--- WHAT IS EXPECTED ---
The lines from the beginning of the records below through the one holding "y_ticks = [0, 30, 60, 80, 100]" are to be copied exactly; leave the pictures out.

[Data records]

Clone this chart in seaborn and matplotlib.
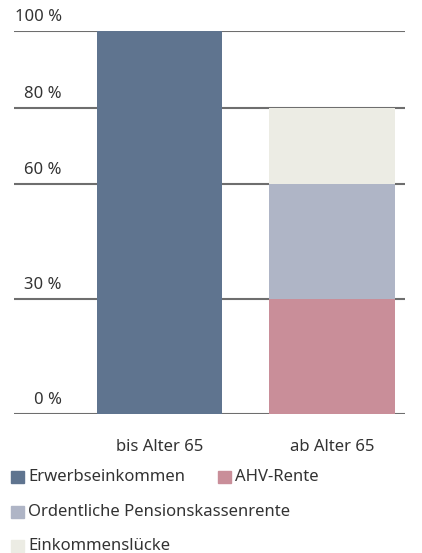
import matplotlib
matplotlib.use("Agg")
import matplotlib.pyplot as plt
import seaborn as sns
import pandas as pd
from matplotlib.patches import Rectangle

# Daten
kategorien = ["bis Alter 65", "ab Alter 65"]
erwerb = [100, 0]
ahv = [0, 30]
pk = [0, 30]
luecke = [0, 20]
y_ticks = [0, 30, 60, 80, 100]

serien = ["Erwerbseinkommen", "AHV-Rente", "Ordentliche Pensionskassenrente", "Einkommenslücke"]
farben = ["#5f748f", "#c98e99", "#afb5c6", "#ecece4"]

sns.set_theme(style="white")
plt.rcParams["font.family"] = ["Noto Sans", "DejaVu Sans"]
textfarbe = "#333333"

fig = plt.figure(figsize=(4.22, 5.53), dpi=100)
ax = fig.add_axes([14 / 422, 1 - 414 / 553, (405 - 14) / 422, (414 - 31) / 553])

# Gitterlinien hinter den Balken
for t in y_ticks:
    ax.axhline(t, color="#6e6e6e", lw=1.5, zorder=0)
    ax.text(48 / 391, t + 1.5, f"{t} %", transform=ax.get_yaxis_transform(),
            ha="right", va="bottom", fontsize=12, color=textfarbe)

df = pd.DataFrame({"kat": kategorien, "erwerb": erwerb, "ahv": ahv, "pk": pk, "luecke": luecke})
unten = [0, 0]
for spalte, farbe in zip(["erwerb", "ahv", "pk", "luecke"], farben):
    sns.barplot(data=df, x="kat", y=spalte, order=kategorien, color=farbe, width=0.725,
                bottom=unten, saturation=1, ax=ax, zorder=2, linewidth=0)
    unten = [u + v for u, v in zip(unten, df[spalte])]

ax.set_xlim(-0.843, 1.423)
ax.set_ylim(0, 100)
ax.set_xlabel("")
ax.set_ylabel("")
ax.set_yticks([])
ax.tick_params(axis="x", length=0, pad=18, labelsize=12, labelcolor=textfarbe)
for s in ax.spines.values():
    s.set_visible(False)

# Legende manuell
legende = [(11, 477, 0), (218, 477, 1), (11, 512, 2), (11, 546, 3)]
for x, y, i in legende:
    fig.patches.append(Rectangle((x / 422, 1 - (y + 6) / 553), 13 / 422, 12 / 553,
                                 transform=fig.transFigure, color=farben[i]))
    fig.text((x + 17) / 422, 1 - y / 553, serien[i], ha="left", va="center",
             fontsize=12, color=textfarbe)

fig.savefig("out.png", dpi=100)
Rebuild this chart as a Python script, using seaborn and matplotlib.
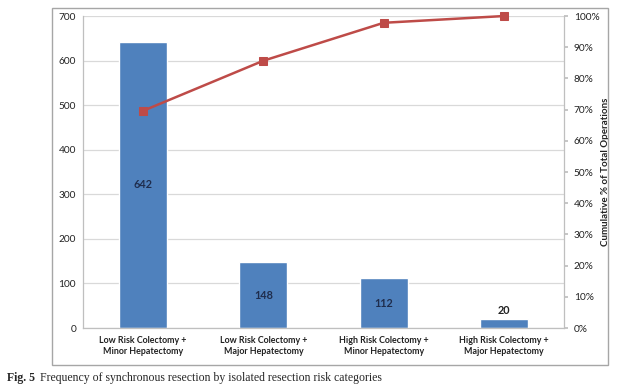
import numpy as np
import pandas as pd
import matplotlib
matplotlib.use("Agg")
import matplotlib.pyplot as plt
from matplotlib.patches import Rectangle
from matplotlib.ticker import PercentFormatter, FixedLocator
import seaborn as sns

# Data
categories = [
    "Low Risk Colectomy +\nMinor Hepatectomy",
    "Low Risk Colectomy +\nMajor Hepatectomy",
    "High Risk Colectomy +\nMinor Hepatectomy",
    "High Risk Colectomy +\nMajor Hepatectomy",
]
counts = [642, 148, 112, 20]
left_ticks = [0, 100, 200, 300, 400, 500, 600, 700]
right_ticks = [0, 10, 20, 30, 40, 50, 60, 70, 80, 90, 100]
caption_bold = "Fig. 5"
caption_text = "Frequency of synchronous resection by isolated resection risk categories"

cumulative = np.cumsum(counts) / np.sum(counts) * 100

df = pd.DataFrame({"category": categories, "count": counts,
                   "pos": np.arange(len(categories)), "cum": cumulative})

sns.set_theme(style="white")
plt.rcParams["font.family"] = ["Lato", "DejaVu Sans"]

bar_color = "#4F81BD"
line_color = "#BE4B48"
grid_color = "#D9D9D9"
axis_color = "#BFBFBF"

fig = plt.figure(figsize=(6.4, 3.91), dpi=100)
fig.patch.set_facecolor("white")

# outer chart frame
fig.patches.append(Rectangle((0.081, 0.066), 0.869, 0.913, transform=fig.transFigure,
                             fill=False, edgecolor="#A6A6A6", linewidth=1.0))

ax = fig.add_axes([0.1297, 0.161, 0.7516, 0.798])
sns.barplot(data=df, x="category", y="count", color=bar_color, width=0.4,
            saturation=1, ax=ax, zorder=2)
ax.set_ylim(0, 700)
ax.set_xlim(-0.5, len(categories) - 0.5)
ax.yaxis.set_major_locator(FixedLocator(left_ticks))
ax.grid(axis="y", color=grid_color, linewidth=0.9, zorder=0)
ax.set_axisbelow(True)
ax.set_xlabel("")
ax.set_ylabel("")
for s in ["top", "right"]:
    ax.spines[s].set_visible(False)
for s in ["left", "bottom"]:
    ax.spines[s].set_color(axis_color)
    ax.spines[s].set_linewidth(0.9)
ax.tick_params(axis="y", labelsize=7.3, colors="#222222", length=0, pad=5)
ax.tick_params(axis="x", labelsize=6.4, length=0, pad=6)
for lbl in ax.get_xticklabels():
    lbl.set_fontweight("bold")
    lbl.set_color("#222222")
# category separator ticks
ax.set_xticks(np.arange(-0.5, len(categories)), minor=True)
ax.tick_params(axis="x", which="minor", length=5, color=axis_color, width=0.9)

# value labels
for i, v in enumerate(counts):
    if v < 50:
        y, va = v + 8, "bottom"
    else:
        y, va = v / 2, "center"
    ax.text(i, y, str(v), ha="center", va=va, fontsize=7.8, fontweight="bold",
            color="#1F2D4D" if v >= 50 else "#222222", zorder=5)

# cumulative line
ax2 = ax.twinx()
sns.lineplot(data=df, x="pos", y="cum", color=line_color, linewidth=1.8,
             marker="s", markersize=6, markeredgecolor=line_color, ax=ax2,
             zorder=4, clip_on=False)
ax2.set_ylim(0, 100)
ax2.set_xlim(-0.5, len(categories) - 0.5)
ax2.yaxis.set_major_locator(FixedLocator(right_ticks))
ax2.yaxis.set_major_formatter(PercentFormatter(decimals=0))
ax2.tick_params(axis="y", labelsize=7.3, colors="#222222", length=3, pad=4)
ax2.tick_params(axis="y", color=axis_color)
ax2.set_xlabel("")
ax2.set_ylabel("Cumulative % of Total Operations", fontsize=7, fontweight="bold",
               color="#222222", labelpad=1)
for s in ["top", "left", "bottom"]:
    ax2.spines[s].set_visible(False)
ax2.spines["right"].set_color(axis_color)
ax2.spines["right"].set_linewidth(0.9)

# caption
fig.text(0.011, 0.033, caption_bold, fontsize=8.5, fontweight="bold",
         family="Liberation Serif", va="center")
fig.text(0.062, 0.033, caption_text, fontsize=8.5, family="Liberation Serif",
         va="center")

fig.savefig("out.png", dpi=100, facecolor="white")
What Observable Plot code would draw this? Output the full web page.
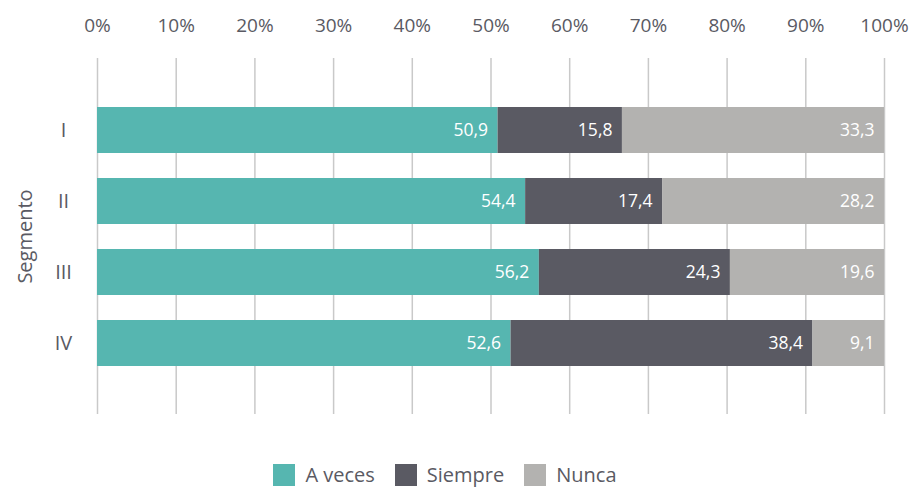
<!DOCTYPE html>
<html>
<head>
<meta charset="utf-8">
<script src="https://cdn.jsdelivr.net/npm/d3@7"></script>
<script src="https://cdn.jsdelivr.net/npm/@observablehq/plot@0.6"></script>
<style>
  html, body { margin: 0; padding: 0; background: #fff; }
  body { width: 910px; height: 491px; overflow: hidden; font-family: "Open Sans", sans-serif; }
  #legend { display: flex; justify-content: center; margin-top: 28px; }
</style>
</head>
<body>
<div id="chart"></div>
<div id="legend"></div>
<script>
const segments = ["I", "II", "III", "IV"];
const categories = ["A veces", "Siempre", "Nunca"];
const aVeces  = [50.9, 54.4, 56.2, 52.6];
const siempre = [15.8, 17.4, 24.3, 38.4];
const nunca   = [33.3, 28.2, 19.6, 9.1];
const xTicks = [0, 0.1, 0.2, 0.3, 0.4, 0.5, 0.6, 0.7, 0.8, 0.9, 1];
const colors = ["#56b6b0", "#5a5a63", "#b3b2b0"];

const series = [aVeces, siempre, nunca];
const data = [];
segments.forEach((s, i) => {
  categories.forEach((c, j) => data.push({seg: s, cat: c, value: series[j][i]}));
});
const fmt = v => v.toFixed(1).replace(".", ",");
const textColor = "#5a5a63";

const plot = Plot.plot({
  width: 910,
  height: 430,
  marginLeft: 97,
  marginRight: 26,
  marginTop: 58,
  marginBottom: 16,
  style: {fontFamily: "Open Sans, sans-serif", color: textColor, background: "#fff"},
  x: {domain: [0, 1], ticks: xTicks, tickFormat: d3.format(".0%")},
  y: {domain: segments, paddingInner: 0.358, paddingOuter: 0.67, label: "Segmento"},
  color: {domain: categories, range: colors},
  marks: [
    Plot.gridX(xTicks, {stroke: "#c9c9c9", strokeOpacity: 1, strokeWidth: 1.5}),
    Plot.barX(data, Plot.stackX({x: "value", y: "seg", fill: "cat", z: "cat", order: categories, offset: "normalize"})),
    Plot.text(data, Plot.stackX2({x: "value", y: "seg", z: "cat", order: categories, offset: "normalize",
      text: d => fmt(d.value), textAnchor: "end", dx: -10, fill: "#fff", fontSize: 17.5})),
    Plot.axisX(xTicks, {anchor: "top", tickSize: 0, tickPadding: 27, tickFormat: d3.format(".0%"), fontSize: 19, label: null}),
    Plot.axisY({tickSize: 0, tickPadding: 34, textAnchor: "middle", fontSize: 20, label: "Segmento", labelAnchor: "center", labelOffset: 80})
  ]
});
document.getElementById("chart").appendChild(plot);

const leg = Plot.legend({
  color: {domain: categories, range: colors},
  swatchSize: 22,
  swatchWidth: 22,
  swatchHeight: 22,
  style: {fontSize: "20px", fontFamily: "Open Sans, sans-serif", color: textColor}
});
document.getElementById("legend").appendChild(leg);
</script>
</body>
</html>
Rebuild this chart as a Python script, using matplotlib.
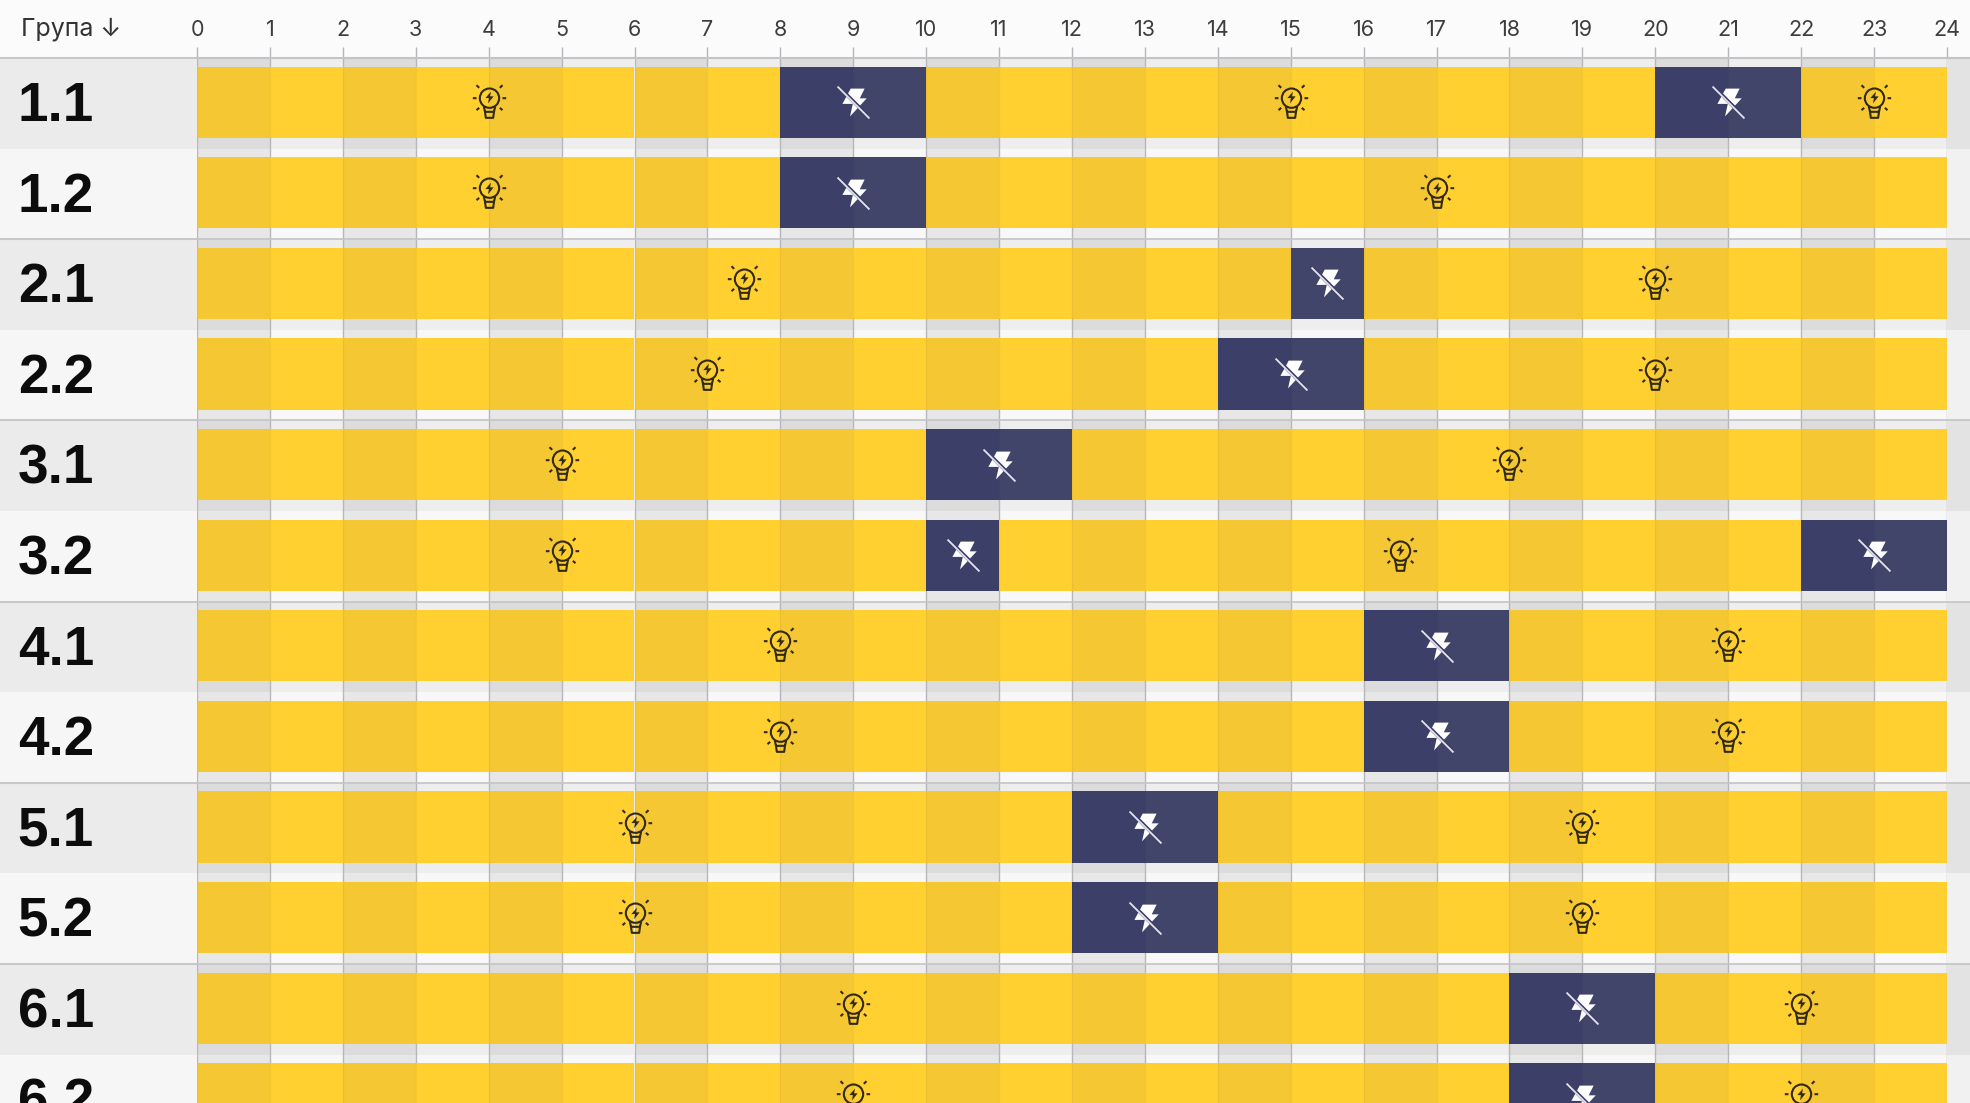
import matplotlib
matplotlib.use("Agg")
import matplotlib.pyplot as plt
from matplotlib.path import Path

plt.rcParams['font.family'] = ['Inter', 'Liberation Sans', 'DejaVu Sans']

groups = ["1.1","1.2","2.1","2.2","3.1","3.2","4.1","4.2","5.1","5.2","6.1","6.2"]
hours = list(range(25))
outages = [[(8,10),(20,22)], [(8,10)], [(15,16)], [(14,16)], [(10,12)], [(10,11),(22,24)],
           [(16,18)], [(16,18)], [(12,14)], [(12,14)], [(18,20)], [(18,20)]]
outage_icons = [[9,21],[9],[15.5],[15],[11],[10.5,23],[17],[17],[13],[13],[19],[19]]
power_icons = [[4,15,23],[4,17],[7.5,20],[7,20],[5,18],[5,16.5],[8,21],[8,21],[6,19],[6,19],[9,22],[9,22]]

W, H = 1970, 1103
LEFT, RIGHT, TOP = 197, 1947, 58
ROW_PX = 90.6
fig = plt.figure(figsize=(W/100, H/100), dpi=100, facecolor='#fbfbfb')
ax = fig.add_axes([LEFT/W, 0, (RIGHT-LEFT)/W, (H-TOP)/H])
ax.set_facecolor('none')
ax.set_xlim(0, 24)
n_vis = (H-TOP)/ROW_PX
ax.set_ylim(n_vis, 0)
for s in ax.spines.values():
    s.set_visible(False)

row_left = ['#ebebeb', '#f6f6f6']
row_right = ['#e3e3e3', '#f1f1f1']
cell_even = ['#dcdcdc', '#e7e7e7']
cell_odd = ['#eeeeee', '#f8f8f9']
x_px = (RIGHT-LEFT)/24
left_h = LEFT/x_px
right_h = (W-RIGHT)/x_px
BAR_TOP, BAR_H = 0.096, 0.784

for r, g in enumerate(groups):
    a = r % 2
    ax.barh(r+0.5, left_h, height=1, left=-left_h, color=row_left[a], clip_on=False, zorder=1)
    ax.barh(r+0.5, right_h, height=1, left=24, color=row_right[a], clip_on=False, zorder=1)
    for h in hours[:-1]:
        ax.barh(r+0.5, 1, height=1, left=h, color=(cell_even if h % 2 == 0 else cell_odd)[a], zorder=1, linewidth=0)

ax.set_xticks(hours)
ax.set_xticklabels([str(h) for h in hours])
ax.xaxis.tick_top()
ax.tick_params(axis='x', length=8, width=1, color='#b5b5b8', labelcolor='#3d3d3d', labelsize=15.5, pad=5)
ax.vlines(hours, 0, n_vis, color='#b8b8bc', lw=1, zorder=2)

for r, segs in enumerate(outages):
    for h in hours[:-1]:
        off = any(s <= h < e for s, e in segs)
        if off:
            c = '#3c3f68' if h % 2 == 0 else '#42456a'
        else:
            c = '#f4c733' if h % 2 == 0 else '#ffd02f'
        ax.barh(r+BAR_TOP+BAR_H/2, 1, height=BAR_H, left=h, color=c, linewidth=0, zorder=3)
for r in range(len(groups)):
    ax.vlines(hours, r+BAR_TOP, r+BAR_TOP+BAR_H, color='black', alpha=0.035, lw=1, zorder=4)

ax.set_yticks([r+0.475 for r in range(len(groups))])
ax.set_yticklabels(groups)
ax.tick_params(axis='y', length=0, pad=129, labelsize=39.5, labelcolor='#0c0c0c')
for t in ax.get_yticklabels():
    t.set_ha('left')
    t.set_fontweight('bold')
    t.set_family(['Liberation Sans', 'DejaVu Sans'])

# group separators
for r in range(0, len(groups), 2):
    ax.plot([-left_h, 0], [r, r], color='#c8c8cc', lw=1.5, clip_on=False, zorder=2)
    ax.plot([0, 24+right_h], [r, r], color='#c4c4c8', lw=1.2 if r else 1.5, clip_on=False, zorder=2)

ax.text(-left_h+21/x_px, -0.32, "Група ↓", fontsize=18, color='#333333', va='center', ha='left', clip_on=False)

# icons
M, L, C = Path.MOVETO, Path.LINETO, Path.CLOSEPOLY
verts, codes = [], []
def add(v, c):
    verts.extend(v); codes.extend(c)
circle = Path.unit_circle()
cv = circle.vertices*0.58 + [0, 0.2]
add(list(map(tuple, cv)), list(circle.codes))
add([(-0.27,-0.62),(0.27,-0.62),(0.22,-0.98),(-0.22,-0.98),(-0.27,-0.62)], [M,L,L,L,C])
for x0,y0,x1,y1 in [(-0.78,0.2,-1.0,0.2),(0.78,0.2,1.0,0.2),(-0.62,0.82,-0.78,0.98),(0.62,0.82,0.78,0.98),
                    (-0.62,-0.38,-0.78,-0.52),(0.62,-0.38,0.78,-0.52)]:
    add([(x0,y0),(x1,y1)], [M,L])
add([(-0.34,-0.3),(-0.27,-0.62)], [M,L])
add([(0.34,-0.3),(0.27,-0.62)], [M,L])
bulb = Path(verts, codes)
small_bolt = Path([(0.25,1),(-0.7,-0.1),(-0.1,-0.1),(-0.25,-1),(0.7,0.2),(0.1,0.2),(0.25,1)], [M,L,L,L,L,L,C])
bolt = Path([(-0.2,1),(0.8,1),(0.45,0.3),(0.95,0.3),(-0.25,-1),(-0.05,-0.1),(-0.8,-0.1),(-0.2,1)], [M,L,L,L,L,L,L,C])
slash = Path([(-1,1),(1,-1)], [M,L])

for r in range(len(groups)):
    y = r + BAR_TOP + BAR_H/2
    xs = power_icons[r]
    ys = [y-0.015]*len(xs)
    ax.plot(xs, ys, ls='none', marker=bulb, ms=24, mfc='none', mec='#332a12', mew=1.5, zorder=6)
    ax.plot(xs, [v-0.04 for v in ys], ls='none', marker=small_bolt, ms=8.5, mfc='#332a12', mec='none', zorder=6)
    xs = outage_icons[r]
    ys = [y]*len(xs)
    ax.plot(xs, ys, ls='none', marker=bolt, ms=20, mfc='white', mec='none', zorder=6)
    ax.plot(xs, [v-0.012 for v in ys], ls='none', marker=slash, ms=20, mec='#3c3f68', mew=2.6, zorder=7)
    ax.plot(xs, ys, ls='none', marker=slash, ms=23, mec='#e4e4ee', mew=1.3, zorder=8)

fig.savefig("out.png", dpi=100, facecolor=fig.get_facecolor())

--- TASK RESPONSE ---
Clone this chart in seaborn and matplotlib.
import matplotlib
matplotlib.use("Agg")
import matplotlib.pyplot as plt
import seaborn as sns
import pandas as pd
from matplotlib.patches import Rectangle

# Daten
kategorien = ["bis Alter 65", "ab Alter 65"]
erwerb = [100, 0]
ahv = [0, 30]
pk = [0, 30]
luecke = [0, 20]
y_ticks = [0, 30, 60, 80, 100]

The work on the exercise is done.